→ What to do
Leave out the images; return the rest of the data exactly.

→ Available data
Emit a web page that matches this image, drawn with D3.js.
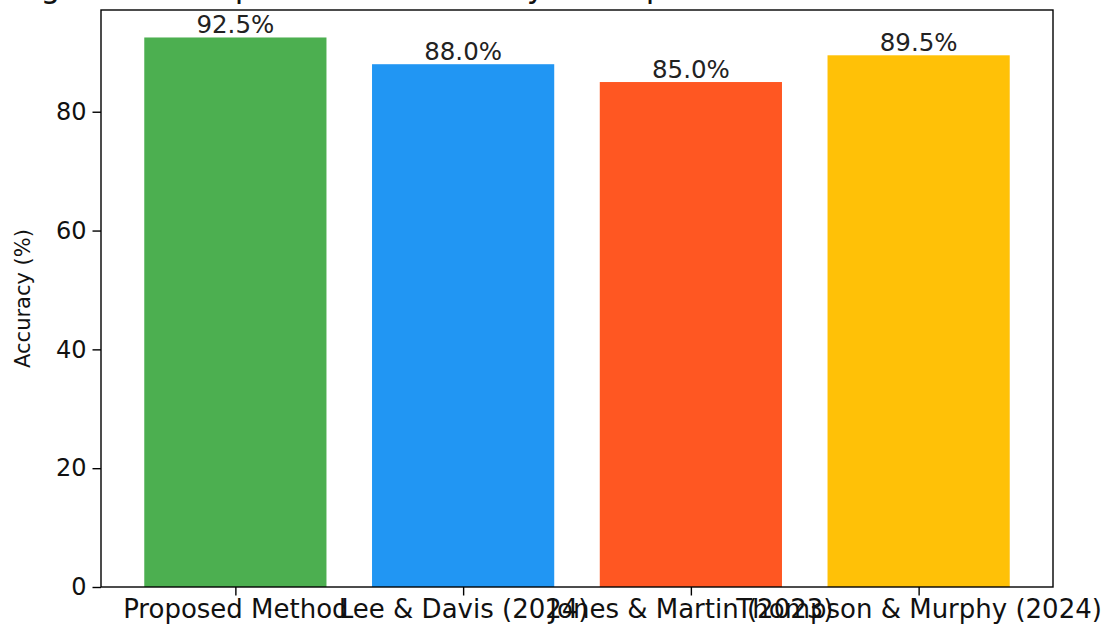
<!DOCTYPE html>
<html>
<head>
<meta charset="utf-8">
<script src="https://cdn.jsdelivr.net/npm/d3@7"></script>
<style>
  body { margin: 0; background: #fff; }
  svg { display: block; font-family: "DejaVu Sans", sans-serif; }
</style>
</head>
<body>
<div id="chart"></div>
<script>
const methods = ["Proposed Method", "Lee & Davis (2024)", "Jones & Martin (2023)", "Thompson & Murphy (2024)"];
const accuracy = [92.5, 88.0, 85.0, 89.5];
const barColors = ["#4CAF50", "#2196F3", "#FF5722", "#FFC107"];
const yTicks = [0, 20, 40, 60, 80];
const titleText = "Figure 2: Comparison of Accuracy of Proposed Method and Related Works";

const width = 1111;
const height = 626;
const margin = {top: 10, right: 58, bottom: 39, left: 101};

const svg = d3.select("#chart")
  .append("svg")
    .attr("width", width)
    .attr("height", height);

// matplotlib-like limits: bars of width 0.8 with 5% margins
const x = d3.scaleLinear()
  .domain([-0.59, methods.length - 1 + 0.59])
  .range([margin.left, width - margin.right]);

const y = d3.scaleLinear()
  .domain([0, d3.max(accuracy) * 1.05])
  .range([height - margin.bottom, margin.top]);

const barW = x(0.8) - x(0);

svg.append("g")
  .selectAll("rect")
  .data(accuracy)
  .join("rect")
    .attr("x", (d, i) => x(i) - barW / 2)
    .attr("y", d => y(d))
    .attr("width", barW)
    .attr("height", d => y(0) - y(d))
    .attr("fill", (d, i) => barColors[i]);

svg.append("g")
  .selectAll("text")
  .data(accuracy)
  .join("text")
    .attr("x", (d, i) => x(i))
    .attr("y", d => y(d) - 4)
    .attr("text-anchor", "middle")
    .attr("fill", "#222")
    .style("font-size", "24.5px")
    .text(d => d.toFixed(1) + "%");

// axes
const yAxis = d3.axisLeft(y).tickValues(yTicks).tickSize(8.5).tickPadding(6);
const gy = svg.append("g")
  .attr("transform", `translate(${margin.left}, 0)`)
  .call(yAxis);

const xAxis = d3.axisBottom(x)
  .tickValues(d3.range(methods.length))
  .tickFormat(i => methods[i])
  .tickSize(8.5)
  .tickPadding(4);
const gx = svg.append("g")
  .attr("transform", `translate(0, ${height - margin.bottom})`)
  .call(xAxis);

[gx, gy].forEach(g => {
  g.select(".domain").remove();
  g.selectAll(".tick line").attr("stroke", "#000").attr("stroke-width", 1.4);
  g.selectAll(".tick text").attr("fill", "#111").style("font-size", "24px").style("font-family", "DejaVu Sans");
});
gx.selectAll(".tick text").style("font-size", "26px");

// frame
svg.append("rect")
  .attr("x", margin.left)
  .attr("y", margin.top)
  .attr("width", width - margin.left - margin.right)
  .attr("height", height - margin.top - margin.bottom)
  .attr("fill", "none")
  .attr("stroke", "#000")
  .attr("stroke-width", 1.4);

svg.append("text")
  .attr("transform", `translate(30, ${(margin.top + height - margin.bottom) / 2}) rotate(-90)`)
  .attr("text-anchor", "middle")
  .attr("fill", "#111")
  .style("font-size", "21px")
  .text("Accuracy (%)");

// title sits mostly above the visible area, as in the reference
svg.append("text")
  .attr("x", 595)
  .attr("y", -3)
  .attr("text-anchor", "middle")
  .attr("fill", "#111")
  .style("font-size", "31.5px")
  .text(titleText);
</script>
</body>
</html>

→ Reply
Emit a web page that matches this image, drawn with D3.js.
<!DOCTYPE html>
<html>
<head>
<meta charset="utf-8">
<script src="https://cdn.jsdelivr.net/npm/d3@7"></script>
<style>
  body { margin: 0; background: #fff; }
  svg { display: block; font-family: "DejaVu Sans", sans-serif; }
</style>
</head>
<body>
<div id="chart"></div>
<script>
const methods = ["Proposed Method", "Lee & Davis (2024)", "Jones & Martin (2023)", "Thompson & Murphy (2024)"];
const accuracy = [92.5, 88.0, 85.0, 89.5];
const barColors = ["#4CAF50", "#2196F3", "#FF5722", "#FFC107"];
const yTicks = [0, 20, 40, 60, 80];
const titleText = "Figure 2: Comparison of Accuracy of Proposed Method and Related Works";

const width = 1111;
const height = 626;
const margin = {top: 10, right: 58, bottom: 39, left: 101};

const svg = d3.select("#chart")
  .append("svg")
    .attr("width", width)
    .attr("height", height);

// matplotlib-like limits: bars of width 0.8 with 5% margins
const x = d3.scaleLinear()
  .domain([-0.59, methods.length - 1 + 0.59])
  .range([margin.left, width - margin.right]);

const y = d3.scaleLinear()
  .domain([0, d3.max(accuracy) * 1.05])
  .range([height - margin.bottom, margin.top]);

const barW = x(0.8) - x(0);

svg.append("g")
  .selectAll("rect")
  .data(accuracy)
  .join("rect")
    .attr("x", (d, i) => x(i) - barW / 2)
    .attr("y", d => y(d))
    .attr("width", barW)
    .attr("height", d => y(0) - y(d))
    .attr("fill", (d, i) => barColors[i]);

svg.append("g")
  .selectAll("text")
  .data(accuracy)
  .join("text")
    .attr("x", (d, i) => x(i))
    .attr("y", d => y(d) - 4)
    .attr("text-anchor", "middle")
    .attr("fill", "#222")
    .style("font-size", "24.5px")
    .text(d => d.toFixed(1) + "%");

// axes
const yAxis = d3.axisLeft(y).tickValues(yTicks).tickSize(8.5).tickPadding(6);
const gy = svg.append("g")
  .attr("transform", `translate(${margin.left}, 0)`)
  .call(yAxis);

const xAxis = d3.axisBottom(x)
  .tickValues(d3.range(methods.length))
  .tickFormat(i => methods[i])
  .tickSize(8.5)
  .tickPadding(4);
const gx = svg.append("g")
  .attr("transform", `translate(0, ${height - margin.bottom})`)
  .call(xAxis);

[gx, gy].forEach(g => {
  g.select(".domain").remove();
  g.selectAll(".tick line").attr("stroke", "#000").attr("stroke-width", 1.4);
  g.selectAll(".tick text").attr("fill", "#111").style("font-size", "24px").style("font-family", "DejaVu Sans");
});
gx.selectAll(".tick text").style("font-size", "26px");

// frame
svg.append("rect")
  .attr("x", margin.left)
  .attr("y", margin.top)
  .attr("width", width - margin.left - margin.right)
  .attr("height", height - margin.top - margin.bottom)
  .attr("fill", "none")
  .attr("stroke", "#000")
  .attr("stroke-width", 1.4);

svg.append("text")
  .attr("transform", `translate(30, ${(margin.top + height - margin.bottom) / 2}) rotate(-90)`)
  .attr("text-anchor", "middle")
  .attr("fill", "#111")
  .style("font-size", "21px")
  .text("Accuracy (%)");

// title sits mostly above the visible area, as in the reference
svg.append("text")
  .attr("x", 595)
  .attr("y", -3)
  .attr("text-anchor", "middle")
  .attr("fill", "#111")
  .style("font-size", "31.5px")
  .text(titleText);
</script>
</body>
</html>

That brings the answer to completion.